Wally Mikos, owner of Mikos & Matt in 1995, said this: “I hope when he gets out he’ll be a better citizen.”

Beck got 20 years for the St. Paul arson.

In January this year, while he was living in Burlington and on supervised release, Beck, who is now 51, failed a drug test and that supervised release was revoked. He was sentenced to another 11 months.

At the time of his conviction for the St. Paul fire, Beck offered an apology for his choices.

-Messenger file photo
Then-Fort Dodge Fire Chief Jerry Eslick comforts St. Paul Lutheran Church member Mike Williamson as the 113-year-old church burned to the ground on May 13, 1999.

“I feel really bad about what happened last year in May,” he said in a written statement that was read during his sentencing hearing in federal court in Sioux City on April 25, 2000. “I’m very sorry for putting my family and my community through the pain and heartache.”

But that couldn’t bring the old church back.

Without their beloved historic church, the St. Paul congregation had no choice but to find its way forward.

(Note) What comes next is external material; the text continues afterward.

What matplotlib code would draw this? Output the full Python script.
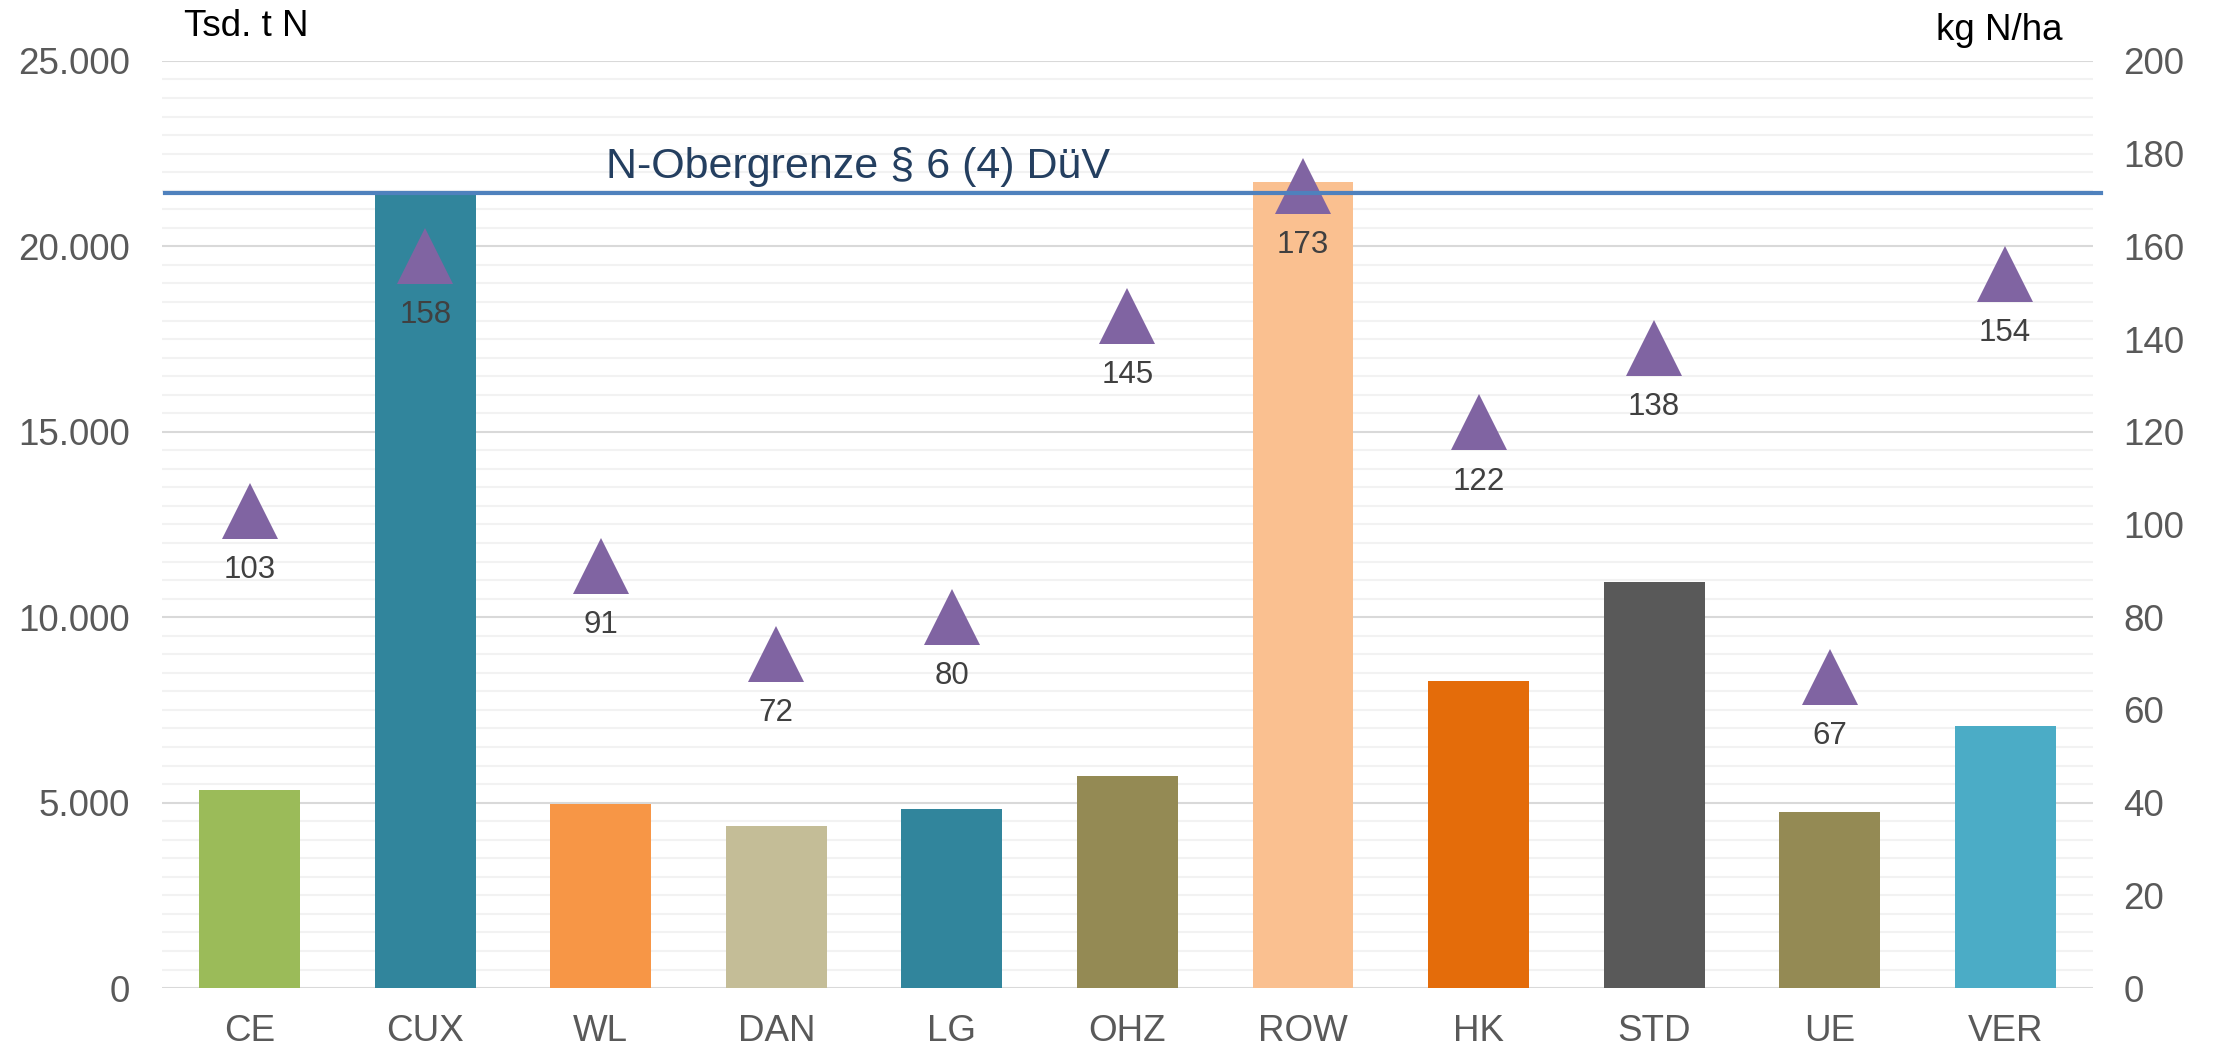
import numpy as np
import matplotlib.pyplot as plt
import matplotlib.transforms as mtransforms
from matplotlib.ticker import MultipleLocator, FuncFormatter

plt.rcParams['font.family'] = ['Liberation Sans', 'DejaVu Sans']

# --- Data ---
regions = ['CE', 'CUX', 'WL', 'DAN', 'LG', 'OHZ', 'ROW', 'HK', 'STD', 'UE', 'VER']
n_total = [5340, 21470, 4960, 4370, 4830, 5730, 21740, 8280, 10950, 4740, 7070]  # Tsd. t N
n_per_ha = [103, 158, 91, 72, 80, 145, 173, 122, 138, 67, 154]                  # kg N/ha
n_limit = 171.5  # kg N/ha, as drawn
limit_label = 'N-Obergrenze § 6 (4) DüV'

bar_colors = ['#9BBB59', '#31859C', '#F79646', '#C4BD97', '#31859C', '#948A54',
              '#FAC090', '#E46C0A', '#595959', '#948A54', '#4BACC6']

# --- Figure ---
fig = plt.figure(figsize=(22.15, 10.5), dpi=100)
ax = fig.add_axes([0.0731, 0.059, 0.8718, 0.883])
ax2 = ax.twinx()

x = np.arange(len(regions))
ax.bar(x, n_total, width=0.575, color=bar_colors, zorder=2)
ax.set_xlim(-0.5, len(regions) - 0.5)
ax.set_ylim(0, 25000)
ax2.set_ylim(0, 200)

ax.yaxis.set_major_locator(MultipleLocator(5000))
ax.yaxis.set_minor_locator(MultipleLocator(500))
ax.yaxis.set_major_formatter(FuncFormatter(lambda v, p: f'{int(v):,}'.replace(',', '.')))
ax2.yaxis.set_major_locator(MultipleLocator(20))

ax.grid(which='major', axis='y', color='#D9D9D9', linewidth=1.5, zorder=0)
ax.grid(which='minor', axis='y', color='#F2F2F2', linewidth=1.5, zorder=0)
ax.set_axisbelow(True)

ax.set_xticks(x)
ax.set_xticklabels(regions)
for a in (ax, ax2):
    for s in a.spines.values():
        s.set_visible(False)
    a.tick_params(which='both', length=0, labelsize=26.5, labelcolor='#595959')
ax.tick_params(axis='y', pad=23)
ax.tick_params(axis='x', pad=19)
ax2.tick_params(axis='y', pad=22)

# triangles with labels
ax2.plot(x, n_per_ha, linestyle='none', marker='^', markersize=40,
         color='#8064A2', markeredgewidth=0, zorder=3)
for xi, v in zip(x, n_per_ha):
    ax2.annotate(str(v), (xi, v), xytext=(0, -42.5), textcoords='offset points',
                 ha='center', va='center', fontsize=22.5, color='#404040', zorder=5)

# limit line
trans = mtransforms.blended_transform_factory(ax2.transAxes, ax2.transData)
ax2.plot([0.0015, 1.004], [n_limit, n_limit], transform=trans, color='#4F81BD',
         linewidth=3, clip_on=False, zorder=4)
ax2.text(2.03, n_limit + 3.3, limit_label, fontsize=31, color='#243F60',
         ha='left', va='baseline', zorder=5)

# axis unit labels
fig.text(184 / 2215, 1 - 26 / 1050, 'Tsd. t N', fontsize=26.5, color='black',
         ha='left', va='center')
fig.text(2063 / 2215, 1 - 30 / 1050, 'kg N/ha', fontsize=26.5, color='black',
         ha='right', va='center')

fig.savefig('out.png', dpi=100)
plt.close()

The last song played on the organ, according to Messenger records, was “He’s Got the Whole World in His Hands.”

That meant faith would be more crucial than ever.

“This is a reminder that a church is not just bricks and mortar,” St. Paul’s the Rev. Chris Schwanz said in the immediate wake of the blaze. “It’s the people.”

Just a day before the fire, confirmation robes had been handed out in anticipation of the upcoming Sunday ceremony.

That took place at St. Olaf Lutheran Church.

Bailey Tokheim was 13 at the time. She remembers being at a prayer service, a photo of which appeared in The Messenger then.

“There were lots of tears of course,” she recalls. “We didn’t have school for a couple of days.”

Other churches rallied to help in any way they could.

But it was the St. Paul congregation that was tasked with carrying on.

Roe is still a member of the church.

“It’s kind of like a big family; it brought us all closer. It’s funny I can remember things from the church, but I can’t event remember what I did yesterday.”

The fire was on a Thursday, Spengeler recalls. The following Sunday was Ascension Day.

“It was Ascension Sunday. You celebrate with church. We did have a church service in the school parking lot.”

The sermon?

“We were reminded that the church is really the people, not the building.”

After the embers finally cooled and investigators from the Bureau of Alcohol, Tobacco and Firearms had finished their investigation, Roe remembers visiting the site where for more than a century the iconic church had stood.

“When it was safe to get closer we found pieces of stained glass and hymnal pages. It was crazy they made it through.”

Some people have keepsakes from that rubble. Tokheim has a bracelet made from a hymnal page.

On the flip side of the tragedy was the future.

“The old church had no air conditioning,” Spengeler recalls. “The biggest service was always at 8 a.m. People wanted to get away from the heat.”

From her home across the street, she watched as the new St. Paul rose above the ashes.

“I didn’t go in till it was dedicated. It felt like I was visiting someone.”

Eventually, though, it began to feel like home.

That Ascension Day, the Rev. Richard Kapfer, president of the Iowa District West of the Lutheran Church-Missouri Synod, and a St. Paul member, read from the Book of Acts.

Then he looked past the loss.

“I have a prediction: Some months from now, we will be walking into a new church. You’re going to look back and say, ‘Those were wonder-filled days. Those were the days when St. Paul came together and worked together.’

“This is for all of us not only a time to say farewell, but also for all of us to feel a tap on the shoulder and hear the Lord. ‘Listen. Come. Follow me.'”

-Messenger file photo
The fire left only a few heavily charred wood floor beams and charred rusting bits of metal. A few hymnal pages were found in the debris and saved by several church members, along with bits of the stained glass windows.

-Messenger file photo
Jenny Roe, then 12, at left, Nichole Groat and Bailey Tokheim (Cobb), then 13, pray during a special service held after the St. Paul fire.

-Messenger file photo
Allison Post and her daughter, Audra Marvin, then 8, weep as St. Paul Lutheran Church was consumed by the fire. Audra was a second-grade student at the church’s school.